Information shown
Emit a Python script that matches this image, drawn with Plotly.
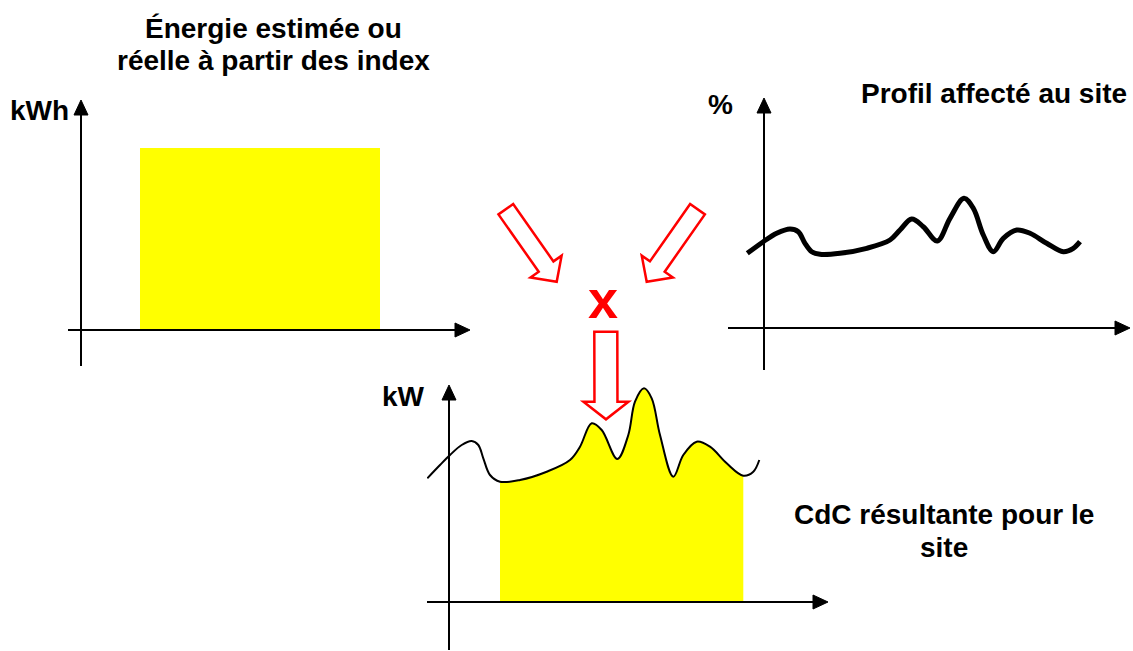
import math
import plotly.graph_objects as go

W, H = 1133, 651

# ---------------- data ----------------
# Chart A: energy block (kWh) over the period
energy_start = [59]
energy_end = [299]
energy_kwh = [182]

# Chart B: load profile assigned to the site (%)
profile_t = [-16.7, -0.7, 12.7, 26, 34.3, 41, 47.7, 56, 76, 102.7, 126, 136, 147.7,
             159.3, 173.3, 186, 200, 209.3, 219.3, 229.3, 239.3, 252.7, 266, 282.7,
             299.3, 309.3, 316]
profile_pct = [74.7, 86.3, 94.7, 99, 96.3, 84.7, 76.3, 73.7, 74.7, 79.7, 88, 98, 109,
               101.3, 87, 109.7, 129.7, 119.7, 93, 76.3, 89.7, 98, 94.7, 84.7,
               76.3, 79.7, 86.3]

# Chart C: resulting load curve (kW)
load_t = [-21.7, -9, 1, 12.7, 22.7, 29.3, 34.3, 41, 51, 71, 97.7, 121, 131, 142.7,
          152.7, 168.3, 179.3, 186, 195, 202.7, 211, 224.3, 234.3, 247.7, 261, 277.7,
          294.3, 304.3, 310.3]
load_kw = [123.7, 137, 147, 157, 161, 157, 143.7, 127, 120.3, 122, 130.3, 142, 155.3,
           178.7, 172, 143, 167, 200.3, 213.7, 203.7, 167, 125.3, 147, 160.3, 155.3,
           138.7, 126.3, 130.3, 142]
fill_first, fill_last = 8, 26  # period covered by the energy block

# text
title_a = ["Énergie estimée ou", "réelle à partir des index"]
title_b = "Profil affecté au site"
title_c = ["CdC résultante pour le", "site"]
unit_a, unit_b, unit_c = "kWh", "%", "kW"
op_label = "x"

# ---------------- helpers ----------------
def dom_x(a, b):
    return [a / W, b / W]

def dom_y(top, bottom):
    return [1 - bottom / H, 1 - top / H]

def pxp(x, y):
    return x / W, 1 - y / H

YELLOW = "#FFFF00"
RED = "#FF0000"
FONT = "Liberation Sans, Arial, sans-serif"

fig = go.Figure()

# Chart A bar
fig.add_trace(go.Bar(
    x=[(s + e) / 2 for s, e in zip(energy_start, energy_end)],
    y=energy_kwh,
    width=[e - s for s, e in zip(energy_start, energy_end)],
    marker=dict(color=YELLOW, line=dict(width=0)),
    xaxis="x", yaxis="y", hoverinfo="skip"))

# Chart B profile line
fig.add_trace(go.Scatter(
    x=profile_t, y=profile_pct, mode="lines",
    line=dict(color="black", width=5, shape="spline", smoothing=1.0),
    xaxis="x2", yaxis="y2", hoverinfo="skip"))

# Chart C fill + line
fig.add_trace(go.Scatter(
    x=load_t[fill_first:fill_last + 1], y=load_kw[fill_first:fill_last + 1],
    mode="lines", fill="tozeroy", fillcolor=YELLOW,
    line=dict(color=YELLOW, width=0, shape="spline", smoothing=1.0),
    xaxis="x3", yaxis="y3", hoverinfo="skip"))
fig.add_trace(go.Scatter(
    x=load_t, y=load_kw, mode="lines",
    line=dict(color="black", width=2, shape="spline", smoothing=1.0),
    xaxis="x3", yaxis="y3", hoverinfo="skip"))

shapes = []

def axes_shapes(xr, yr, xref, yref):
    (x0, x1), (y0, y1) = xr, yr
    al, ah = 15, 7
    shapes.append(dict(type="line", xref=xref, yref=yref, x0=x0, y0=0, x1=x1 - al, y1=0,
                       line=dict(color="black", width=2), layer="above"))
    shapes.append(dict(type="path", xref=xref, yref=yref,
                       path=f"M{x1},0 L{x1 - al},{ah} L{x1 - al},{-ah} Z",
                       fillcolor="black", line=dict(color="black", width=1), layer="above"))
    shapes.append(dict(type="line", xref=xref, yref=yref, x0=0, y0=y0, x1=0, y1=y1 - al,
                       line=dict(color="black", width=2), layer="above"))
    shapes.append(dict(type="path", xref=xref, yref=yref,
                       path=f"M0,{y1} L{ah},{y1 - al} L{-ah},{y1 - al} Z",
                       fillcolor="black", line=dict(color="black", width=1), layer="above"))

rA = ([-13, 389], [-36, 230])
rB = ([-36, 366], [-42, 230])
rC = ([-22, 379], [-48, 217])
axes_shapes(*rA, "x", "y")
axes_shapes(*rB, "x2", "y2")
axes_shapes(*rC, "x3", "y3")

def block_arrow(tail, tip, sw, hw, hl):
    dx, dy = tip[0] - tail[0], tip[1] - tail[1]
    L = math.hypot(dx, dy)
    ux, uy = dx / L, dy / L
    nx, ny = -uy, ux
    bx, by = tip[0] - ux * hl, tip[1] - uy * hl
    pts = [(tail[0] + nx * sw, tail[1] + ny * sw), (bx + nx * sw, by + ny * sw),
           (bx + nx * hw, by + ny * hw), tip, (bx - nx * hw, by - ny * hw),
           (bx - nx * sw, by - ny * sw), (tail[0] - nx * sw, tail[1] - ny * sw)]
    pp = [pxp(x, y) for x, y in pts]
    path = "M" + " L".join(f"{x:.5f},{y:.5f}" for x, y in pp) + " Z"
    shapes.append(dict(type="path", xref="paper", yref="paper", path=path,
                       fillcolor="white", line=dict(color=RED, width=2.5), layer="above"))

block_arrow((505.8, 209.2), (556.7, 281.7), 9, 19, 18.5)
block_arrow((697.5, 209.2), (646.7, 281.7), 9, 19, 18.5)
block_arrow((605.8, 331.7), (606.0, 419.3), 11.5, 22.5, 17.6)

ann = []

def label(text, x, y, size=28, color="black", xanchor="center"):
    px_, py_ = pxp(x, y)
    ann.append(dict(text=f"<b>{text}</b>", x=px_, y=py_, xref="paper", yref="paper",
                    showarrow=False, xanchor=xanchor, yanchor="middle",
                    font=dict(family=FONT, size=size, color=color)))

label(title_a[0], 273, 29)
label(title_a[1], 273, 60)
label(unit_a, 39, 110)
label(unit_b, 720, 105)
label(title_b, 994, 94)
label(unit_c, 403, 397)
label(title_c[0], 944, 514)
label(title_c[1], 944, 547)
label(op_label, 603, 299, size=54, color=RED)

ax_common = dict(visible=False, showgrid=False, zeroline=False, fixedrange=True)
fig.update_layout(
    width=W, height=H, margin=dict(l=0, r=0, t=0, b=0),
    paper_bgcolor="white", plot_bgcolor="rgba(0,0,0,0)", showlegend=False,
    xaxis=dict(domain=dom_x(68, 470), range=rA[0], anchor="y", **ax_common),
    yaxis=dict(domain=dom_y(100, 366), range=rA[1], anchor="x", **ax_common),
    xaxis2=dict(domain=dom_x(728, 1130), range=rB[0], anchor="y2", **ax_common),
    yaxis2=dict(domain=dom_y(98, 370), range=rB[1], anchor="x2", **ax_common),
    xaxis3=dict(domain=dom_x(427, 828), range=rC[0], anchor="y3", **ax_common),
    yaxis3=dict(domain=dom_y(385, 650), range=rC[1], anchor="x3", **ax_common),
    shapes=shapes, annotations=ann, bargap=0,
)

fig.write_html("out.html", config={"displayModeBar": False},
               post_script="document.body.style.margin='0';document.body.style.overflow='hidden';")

Brief
Quote each line of the listing exactly, but leave the pictures out.

Exercise answer
Emit a Python script that matches this image, drawn with Plotly.
import math
import plotly.graph_objects as go

W, H = 1133, 651

# ---------------- data ----------------
# Chart A: energy block (kWh) over the period
energy_start = [59]
energy_end = [299]
energy_kwh = [182]

# Chart B: load profile assigned to the site (%)
profile_t = [-16.7, -0.7, 12.7, 26, 34.3, 41, 47.7, 56, 76, 102.7, 126, 136, 147.7,
             159.3, 173.3, 186, 200, 209.3, 219.3, 229.3, 239.3, 252.7, 266, 282.7,
             299.3, 309.3, 316]
profile_pct = [74.7, 86.3, 94.7, 99, 96.3, 84.7, 76.3, 73.7, 74.7, 79.7, 88, 98, 109,
               101.3, 87, 109.7, 129.7, 119.7, 93, 76.3, 89.7, 98, 94.7, 84.7,
               76.3, 79.7, 86.3]

# Chart C: resulting load curve (kW)
load_t = [-21.7, -9, 1, 12.7, 22.7, 29.3, 34.3, 41, 51, 71, 97.7, 121, 131, 142.7,
          152.7, 168.3, 179.3, 186, 195, 202.7, 211, 224.3, 234.3, 247.7, 261, 277.7,
          294.3, 304.3, 310.3]
load_kw = [123.7, 137, 147, 157, 161, 157, 143.7, 127, 120.3, 122, 130.3, 142, 155.3,
           178.7, 172, 143, 167, 200.3, 213.7, 203.7, 167, 125.3, 147, 160.3, 155.3,
           138.7, 126.3, 130.3, 142]
fill_first, fill_last = 8, 26  # period covered by the energy block

# text
title_a = ["Énergie estimée ou", "réelle à partir des index"]
title_b = "Profil affecté au site"
title_c = ["CdC résultante pour le", "site"]
unit_a, unit_b, unit_c = "kWh", "%", "kW"
op_label = "x"

# ---------------- helpers ----------------
def dom_x(a, b):
    return [a / W, b / W]

def dom_y(top, bottom):
    return [1 - bottom / H, 1 - top / H]

def pxp(x, y):
    return x / W, 1 - y / H

YELLOW = "#FFFF00"
RED = "#FF0000"
FONT = "Liberation Sans, Arial, sans-serif"

fig = go.Figure()

# Chart A bar
fig.add_trace(go.Bar(
    x=[(s + e) / 2 for s, e in zip(energy_start, energy_end)],
    y=energy_kwh,
    width=[e - s for s, e in zip(energy_start, energy_end)],
    marker=dict(color=YELLOW, line=dict(width=0)),
    xaxis="x", yaxis="y", hoverinfo="skip"))

# Chart B profile line
fig.add_trace(go.Scatter(
    x=profile_t, y=profile_pct, mode="lines",
    line=dict(color="black", width=5, shape="spline", smoothing=1.0),
    xaxis="x2", yaxis="y2", hoverinfo="skip"))

# Chart C fill + line
fig.add_trace(go.Scatter(
    x=load_t[fill_first:fill_last + 1], y=load_kw[fill_first:fill_last + 1],
    mode="lines", fill="tozeroy", fillcolor=YELLOW,
    line=dict(color=YELLOW, width=0, shape="spline", smoothing=1.0),
    xaxis="x3", yaxis="y3", hoverinfo="skip"))
fig.add_trace(go.Scatter(
    x=load_t, y=load_kw, mode="lines",
    line=dict(color="black", width=2, shape="spline", smoothing=1.0),
    xaxis="x3", yaxis="y3", hoverinfo="skip"))

shapes = []

def axes_shapes(xr, yr, xref, yref):
    (x0, x1), (y0, y1) = xr, yr
    al, ah = 15, 7
    shapes.append(dict(type="line", xref=xref, yref=yref, x0=x0, y0=0, x1=x1 - al, y1=0,
                       line=dict(color="black", width=2), layer="above"))
    shapes.append(dict(type="path", xref=xref, yref=yref,
                       path=f"M{x1},0 L{x1 - al},{ah} L{x1 - al},{-ah} Z",
                       fillcolor="black", line=dict(color="black", width=1), layer="above"))
    shapes.append(dict(type="line", xref=xref, yref=yref, x0=0, y0=y0, x1=0, y1=y1 - al,
                       line=dict(color="black", width=2), layer="above"))
    shapes.append(dict(type="path", xref=xref, yref=yref,
                       path=f"M0,{y1} L{ah},{y1 - al} L{-ah},{y1 - al} Z",
                       fillcolor="black", line=dict(color="black", width=1), layer="above"))

rA = ([-13, 389], [-36, 230])
rB = ([-36, 366], [-42, 230])
rC = ([-22, 379], [-48, 217])
axes_shapes(*rA, "x", "y")
axes_shapes(*rB, "x2", "y2")
axes_shapes(*rC, "x3", "y3")

def block_arrow(tail, tip, sw, hw, hl):
    dx, dy = tip[0] - tail[0], tip[1] - tail[1]
    L = math.hypot(dx, dy)
    ux, uy = dx / L, dy / L
    nx, ny = -uy, ux
    bx, by = tip[0] - ux * hl, tip[1] - uy * hl
    pts = [(tail[0] + nx * sw, tail[1] + ny * sw), (bx + nx * sw, by + ny * sw),
           (bx + nx * hw, by + ny * hw), tip, (bx - nx * hw, by - ny * hw),
           (bx - nx * sw, by - ny * sw), (tail[0] - nx * sw, tail[1] - ny * sw)]
    pp = [pxp(x, y) for x, y in pts]
    path = "M" + " L".join(f"{x:.5f},{y:.5f}" for x, y in pp) + " Z"
    shapes.append(dict(type="path", xref="paper", yref="paper", path=path,
                       fillcolor="white", line=dict(color=RED, width=2.5), layer="above"))

block_arrow((505.8, 209.2), (556.7, 281.7), 9, 19, 18.5)
block_arrow((697.5, 209.2), (646.7, 281.7), 9, 19, 18.5)
block_arrow((605.8, 331.7), (606.0, 419.3), 11.5, 22.5, 17.6)

ann = []

def label(text, x, y, size=28, color="black", xanchor="center"):
    px_, py_ = pxp(x, y)
    ann.append(dict(text=f"<b>{text}</b>", x=px_, y=py_, xref="paper", yref="paper",
                    showarrow=False, xanchor=xanchor, yanchor="middle",
                    font=dict(family=FONT, size=size, color=color)))

label(title_a[0], 273, 29)
label(title_a[1], 273, 60)
label(unit_a, 39, 110)
label(unit_b, 720, 105)
label(title_b, 994, 94)
label(unit_c, 403, 397)
label(title_c[0], 944, 514)
label(title_c[1], 944, 547)
label(op_label, 603, 299, size=54, color=RED)

ax_common = dict(visible=False, showgrid=False, zeroline=False, fixedrange=True)
fig.update_layout(
    width=W, height=H, margin=dict(l=0, r=0, t=0, b=0),
    paper_bgcolor="white", plot_bgcolor="rgba(0,0,0,0)", showlegend=False,
    xaxis=dict(domain=dom_x(68, 470), range=rA[0], anchor="y", **ax_common),
    yaxis=dict(domain=dom_y(100, 366), range=rA[1], anchor="x", **ax_common),
    xaxis2=dict(domain=dom_x(728, 1130), range=rB[0], anchor="y2", **ax_common),
    yaxis2=dict(domain=dom_y(98, 370), range=rB[1], anchor="x2", **ax_common),
    xaxis3=dict(domain=dom_x(427, 828), range=rC[0], anchor="y3", **ax_common),
    yaxis3=dict(domain=dom_y(385, 650), range=rC[1], anchor="x3", **ax_common),
    shapes=shapes, annotations=ann, bargap=0,
)

fig.write_html("out.html", config={"displayModeBar": False},
               post_script="document.body.style.margin='0';document.body.style.overflow='hidden';")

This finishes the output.